Whether that strikes you as a good thing or a bad thing on balance, it’s just not that big of a deal. And it doesn’t change the basic structure of NAFTA as a program to facilitate deep integration of product markets across the US, Canada, and Mexico.

For a while, it seemed like Trump was aiming for something similar with China — talk a big game, wring out a few concessions for a few specific industries, and declare victory.

But at other times, Trump has seemed to want to seriously push for China to genuinely dismantle huge swathes of how its current economic policy works. Trump has also seemed to want to push for China to reduce the bilateral trade deficit with the United States to zero. Either of these would be a tall order, but they’re fundamentally different things, and Trump equivocates between them.

Another idea catching on in some national security circles is that the US shouldn’t be hoping to resolve this at all; proponents believe it would be a smart foreign policy move to “decouple” the two economies so that the US would just be doing less trade with China.

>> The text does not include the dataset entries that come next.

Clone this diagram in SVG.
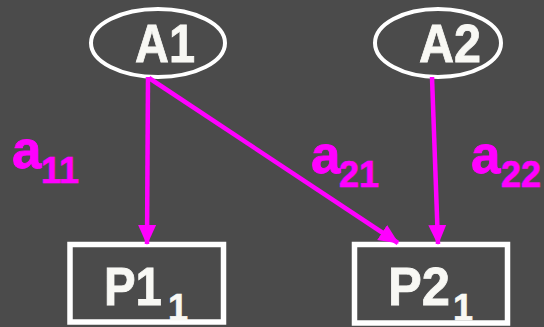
<svg xmlns="http://www.w3.org/2000/svg" width="544" height="327" viewBox="0 0 544 327">
  <defs>
    <style>
      .node { fill: none; stroke: #ffffff; stroke-width: 4; }
      .box { fill: none; stroke: #ffffff; stroke-width: 5.5; }
      .name { font-family: "Liberation Sans", Arial, sans-serif; font-weight: bold; font-size: 54px; fill: #f8f8f4; stroke: #f8f8f4; stroke-width: 0.8; }
      .sub { font-family: "Liberation Sans", Arial, sans-serif; font-weight: bold; font-size: 36px; fill: #f8f8f4; stroke: #f8f8f4; stroke-width: 0.6; }
      .edge { fill: none; stroke: #ff00ff; stroke-width: 4.5; }
      .lbl { font-family: "Liberation Sans", Arial, sans-serif; font-weight: bold; font-size: 53px; fill: #ff00ff; stroke: #ff00ff; stroke-width: 0.8; }
      .lsub { font-family: "Liberation Sans", Arial, sans-serif; font-weight: bold; font-size: 36px; fill: #ff00ff; stroke: #ff00ff; stroke-width: 0.6; }
    </style>
    <marker id="head" markerUnits="userSpaceOnUse" markerWidth="20" markerHeight="20" viewBox="0 0 20 20" refX="19" refY="10" orient="auto">
      <path d="M0,1 L20,10 L0,19 Z" fill="#ff00ff"/>
    </marker>
  </defs>

  <rect width="544" height="327" fill="#4b4b4b"/>

  <g id="A1">
    <ellipse class="node" cx="158" cy="43" rx="67" ry="34"/>
    <text class="name" x="135" y="62" textLength="60" lengthAdjust="spacingAndGlyphs">A1</text>
  </g>

  <g id="A2">
    <ellipse class="node" cx="438" cy="43" rx="63" ry="34"/>
    <text class="name" x="419" y="62" textLength="62" lengthAdjust="spacingAndGlyphs">A2</text>
  </g>

  <g id="P1">
    <rect class="box" x="70" y="244.5" width="153.5" height="77.5"/>
    <text class="name" x="104" y="305" textLength="58" lengthAdjust="spacingAndGlyphs">P1</text>
    <text class="sub" x="168" y="320">1</text>
  </g>

  <g id="P2">
    <rect class="box" x="354.5" y="244.5" width="153" height="78.5"/>
    <text class="name" x="388" y="305" textLength="62" lengthAdjust="spacingAndGlyphs">P2</text>
    <text class="sub" x="453" y="320">1</text>
  </g>

  <g id="connectors">
    <line class="edge" x1="148" y1="77" x2="147" y2="244" marker-end="url(#head)"/>
    <line class="edge" x1="149" y1="78" x2="398" y2="243" marker-end="url(#head)"/>
    <line class="edge" x1="432" y1="77" x2="438" y2="244" marker-end="url(#head)"/>
  </g>

  <g id="labels">
    <text class="lbl" x="12" y="168">a</text>
    <text class="lsub" x="41" y="183">11</text>
    <text class="lbl" x="311" y="173">a</text>
    <text class="lsub" x="339" y="187">21</text>
    <text class="lbl" x="471" y="173">a</text>
    <text class="lsub" x="501" y="187">22</text>
  </g>
</svg>
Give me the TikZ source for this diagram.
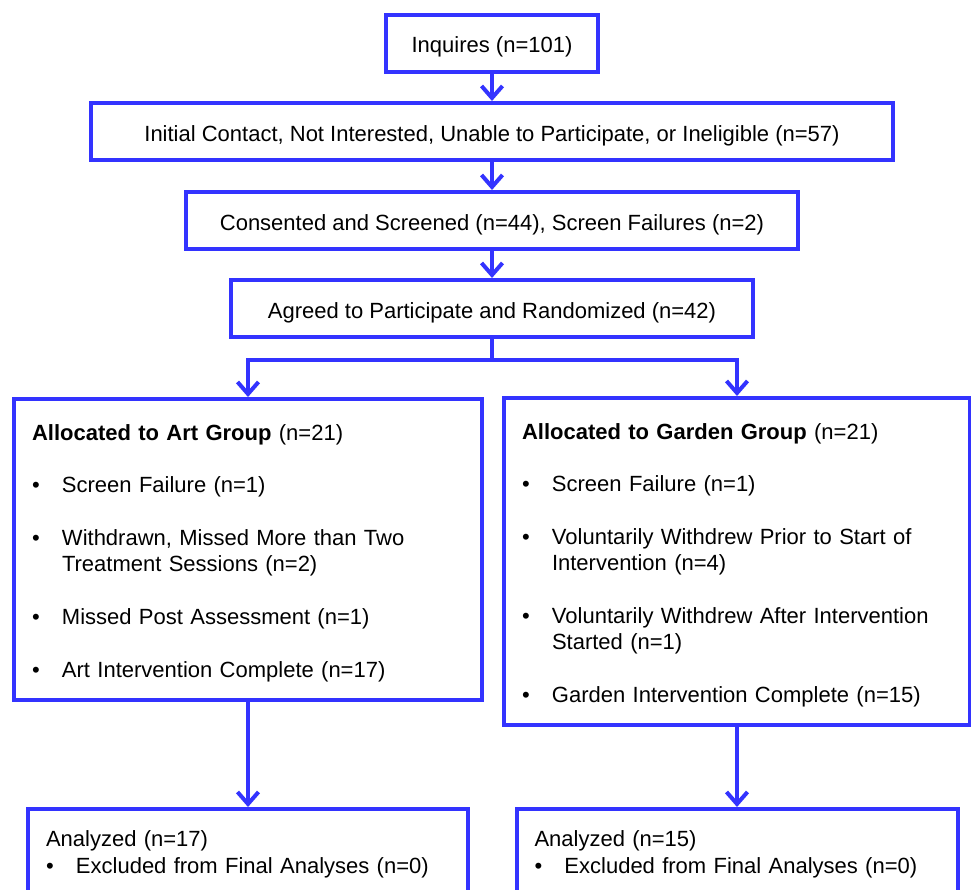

The partial climbdown on tariffs is a ray of hope for business people who want Trump to take a “declare victory and go home” approach to the trade conflict, hence the market surge. The surge itself will be used by some of Trump’s advisers to press the case that he should do a quick deal and enjoy the resulting stock market enthusiasm. But Trump himself has provided very little insight into what he’s thinking, and he’s much too dishonest for anything he says to have much value anyway.